Material:

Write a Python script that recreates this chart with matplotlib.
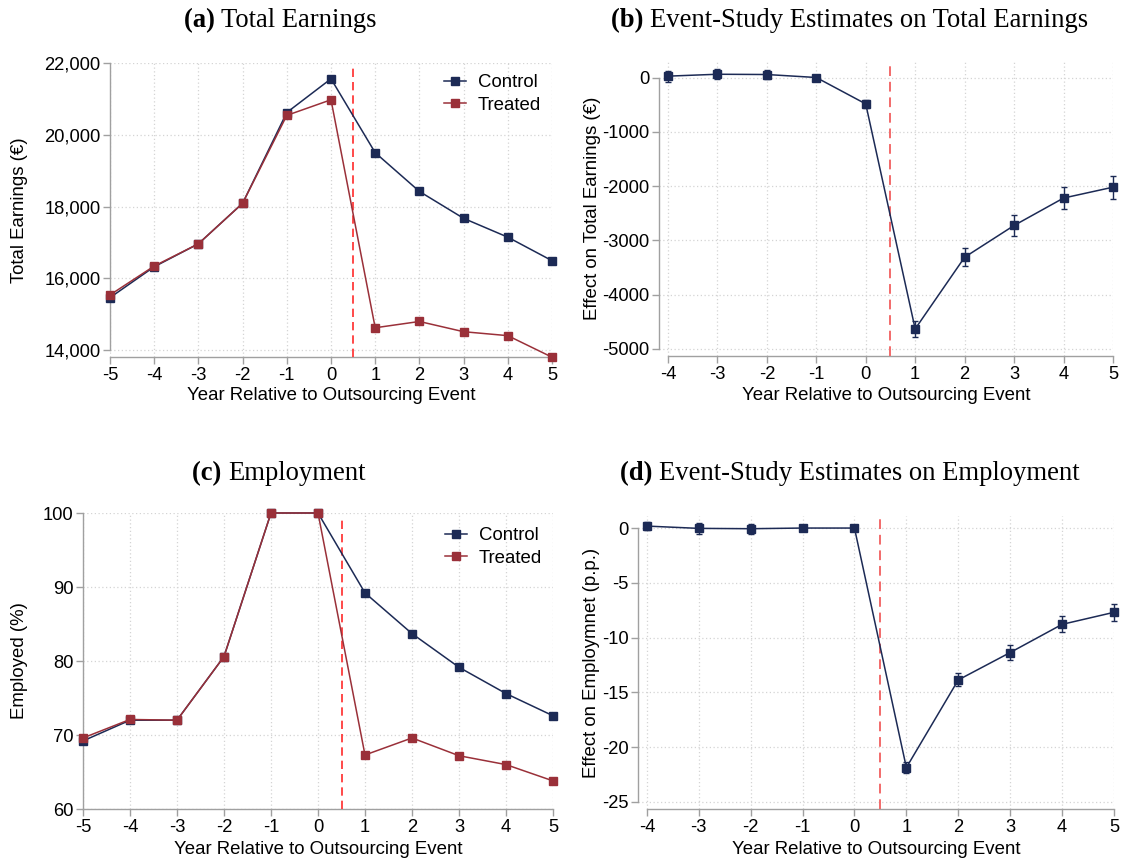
import matplotlib
matplotlib.use("Agg")
import matplotlib.pyplot as plt
from matplotlib.ticker import FuncFormatter
import numpy as np

# ---------------- data ----------------
years_a = [-5, -4, -3, -2, -1, 0, 1, 2, 3, 4, 5]
earn_control = [15460, 16320, 16960, 18090, 20620, 21560, 19500, 18420, 17670, 17145, 16490]
earn_treated = [15535, 16340, 16960, 18090, 20540, 20975, 14620, 14795, 14510, 14400, 13800]

years_b = [-4, -3, -2, -1, 0, 1, 2, 3, 4, 5]
es_earn = [25, 60, 55, 0, -486, -4630, -3310, -2725, -2220, -2020]
es_earn_ci = [100, 90, 80, 10, 70, 150, 165, 185, 200, 215]

emp_control = [69.2, 72.0, 72.0, 80.6, 100.0, 100.0, 89.2, 83.7, 79.15, 75.6, 72.6]
emp_treated = [69.6, 72.1, 72.0, 80.6, 100.0, 100.0, 67.3, 69.6, 67.2, 66.0, 63.8]

es_emp = [0.18, -0.03, -0.06, 0.0, 0.0, -21.86, -13.86, -11.36, -8.79, -7.69]
es_emp_ci = [0.40, 0.47, 0.45, 0.08, 0.05, 0.52, 0.60, 0.66, 0.72, 0.78]

titles = [("(a)", "Total Earnings"),
          ("(b)", "Event-Study Estimates on Total Earnings"),
          ("(c)", "Employment"),
          ("(d)", "Event-Study Estimates on Employment")]
xlabel = "Year Relative to Outsourcing Event"

# ---------------- style ----------------
NAVY = "#1c2a55"
MAROON = "#9a3039"
RED = "#ff2a2a"
RED_B = "#f26a6a"
SPINE = "#a0a0a0"
GRID = "#d4d4d4"
TICKFS = 13.2
LABFS = 13.4

plt.rcParams["font.family"] = ["Liberation Sans", "DejaVu Sans"]
plt.rcParams["axes.unicode_minus"] = False

W, H = 1122, 861
fig = plt.figure(figsize=(W / 100, H / 100), dpi=100)


def rect(l, r, t, b):
    return [l / W, 1 - b / H, (r - l) / W, (b - t) / H]


def style(ax, box, xb, yb, ylab, ylab_x, xlab_y):
    l, r, t, b = box
    for s in ["top", "right"]:
        ax.spines[s].set_visible(False)
    for s in ["left", "bottom"]:
        ax.spines[s].set_color(SPINE)
        ax.spines[s].set_linewidth(1.0)
    ax.spines["bottom"].set_bounds(*xb)
    ax.spines["left"].set_bounds(*yb)
    ax.tick_params(axis="both", colors=SPINE, labelcolor="black", labelsize=TICKFS,
                   length=5, width=1.0, direction="out", pad=2)
    ax.grid(True, linestyle=(0, (1, 2)), color=GRID, linewidth=0.9)
    ax.set_axisbelow(True)
    ax.set_xlabel(xlabel, fontsize=LABFS)
    ax.xaxis.label.set_va("center")
    ax.xaxis.set_label_coords(0.5, (b - xlab_y) / (b - t))
    ax.set_ylabel(ylab, fontsize=LABFS)
    ax.yaxis.label.set_va("center")
    ax.yaxis.set_label_coords((ylab_x - l) / (r - l), 0.5)


def title(x, y, tag, rest):
    fs = 19.2
    t1 = fig.text(0, 0, tag + " ", fontsize=fs, fontweight="bold", family="Liberation Serif")
    t2 = fig.text(0, 0, rest, fontsize=fs, family="Liberation Serif")
    r = fig.canvas.get_renderer()
    w1 = t1.get_window_extent(r).width
    w2 = t2.get_window_extent(r).width
    x0 = x - (w1 + w2) / 2
    t1.set_position((x0 / W, 1 - y / H))
    t2.set_position(((x0 + w1) / W, 1 - y / H))
    t1.set_va("baseline"); t2.set_va("baseline")


# ---------------- panel a ----------------
box = (110, 552, 63, 357)
ax = fig.add_axes(rect(*box))
ax.plot(years_a, earn_control, color=NAVY, marker="s", ms=5.5, lw=1.1, label="Control", clip_on=False, zorder=4)
ax.plot(years_a, earn_treated, color=MAROON, marker="s", ms=5.5, lw=1.1, label="Treated", clip_on=False, zorder=4)
ax.axvline(0.5, color=RED, lw=1.2, linestyle=(0, (5, 3)), ymax=0.985, zorder=3)
ax.set_xlim(-5, 5)
ax.set_ylim(13805, 22000)
ax.set_xticks(years_a)
ax.set_yticks([14000, 16000, 18000, 20000, 22000])
ax.yaxis.set_major_formatter(FuncFormatter(lambda v, p: f"{int(v):,}"))
style(ax, box, (-5, 5), (14000, 22000), "Total Earnings (€)", 20, 396)
ax.legend(loc="upper right", bbox_to_anchor=(1.0, 1.0), frameon=False, fontsize=LABFS,
          handlelength=1.2, handletextpad=0.6, labelspacing=0.3, borderaxespad=0.2)

# ---------------- panel b ----------------
box = (659, 1113, 61, 356)
ax = fig.add_axes(rect(*box))
ax.errorbar(years_b, es_earn, yerr=es_earn_ci, color=NAVY, marker="s", ms=5.5, lw=1.1,
            ecolor=NAVY, elinewidth=1.0, capsize=2.5, capthick=1.0, clip_on=False, zorder=4)
ax.axvline(0.5, color=RED_B, lw=1.4, linestyle=(0, (5, 3)), zorder=3)
ax.set_xlim(-4.18, 5)
ax.set_ylim(-5129, 304)
ax.set_xticks(years_b)
ax.set_yticks([0, -1000, -2000, -3000, -4000, -5000])
style(ax, box, (-4, 5), (-5000, 0), "Effect on Total Earnings (€)", 592, 396)

# ---------------- panel c ----------------
box = (83, 553, 513, 809)
ax = fig.add_axes(rect(*box))
ax.plot(years_a, emp_control, color=NAVY, marker="s", ms=5.5, lw=1.1, label="Control", clip_on=False, zorder=4)
ax.plot(years_a, emp_treated, color=MAROON, marker="s", ms=5.5, lw=1.1, label="Treated", clip_on=False, zorder=4)
ax.axvline(0.5, color=RED, lw=1.2, linestyle=(0, (5, 3)), ymax=0.975, zorder=3)
ax.set_xlim(-5, 5)
ax.set_ylim(60, 100)
ax.set_xticks(years_a)
ax.set_yticks([60, 70, 80, 90, 100])
style(ax, box, (-5, 5), (60, 100), "Employed (%)", 20, 849)
ax.legend(loc="upper right", bbox_to_anchor=(1.0, 0.99), frameon=False, fontsize=LABFS,
          handlelength=1.2, handletextpad=0.6, labelspacing=0.3, borderaxespad=0.2)

# ---------------- panel d ----------------
box = (638, 1114, 516, 809)
ax = fig.add_axes(rect(*box))
ax.errorbar(years_b, es_emp, yerr=es_emp_ci, color=NAVY, marker="s", ms=5.5, lw=1.1,
            ecolor=NAVY, elinewidth=1.0, capsize=2.5, capthick=1.0, clip_on=False, zorder=4)
ax.axvline(0.5, color=RED_B, lw=1.4, linestyle=(0, (5, 3)), zorder=3)
ax.set_xlim(-4.17, 5)
ax.set_ylim(-25.64, 1.1)
ax.set_xticks(years_b)
ax.set_yticks([0, -5, -10, -15, -20, -25])
style(ax, box, (-4, 5), (-25, 0), "Effect on Employmnet (p.p.)", 592, 849)

# ---------------- titles ----------------
title(280, 27, *titles[0])
title(850, 27, *titles[1])
title(279, 480, *titles[2])
title(850, 480, *titles[3])

fig.savefig("out.png", dpi=100)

Task to complete: Could the lines from the top of the material through the line with "67.2, 66.0, 63.8]" be repeated exactly, pictures left out?

Solution to this problem:
Write a Python script that recreates this chart with matplotlib.
import matplotlib
matplotlib.use("Agg")
import matplotlib.pyplot as plt
from matplotlib.ticker import FuncFormatter
import numpy as np

# ---------------- data ----------------
years_a = [-5, -4, -3, -2, -1, 0, 1, 2, 3, 4, 5]
earn_control = [15460, 16320, 16960, 18090, 20620, 21560, 19500, 18420, 17670, 17145, 16490]
earn_treated = [15535, 16340, 16960, 18090, 20540, 20975, 14620, 14795, 14510, 14400, 13800]

years_b = [-4, -3, -2, -1, 0, 1, 2, 3, 4, 5]
es_earn = [25, 60, 55, 0, -486, -4630, -3310, -2725, -2220, -2020]
es_earn_ci = [100, 90, 80, 10, 70, 150, 165, 185, 200, 215]

emp_control = [69.2, 72.0, 72.0, 80.6, 100.0, 100.0, 89.2, 83.7, 79.15, 75.6, 72.6]
emp_treated = [69.6, 72.1, 72.0, 80.6, 100.0, 100.0, 67.3, 69.6, 67.2, 66.0, 63.8]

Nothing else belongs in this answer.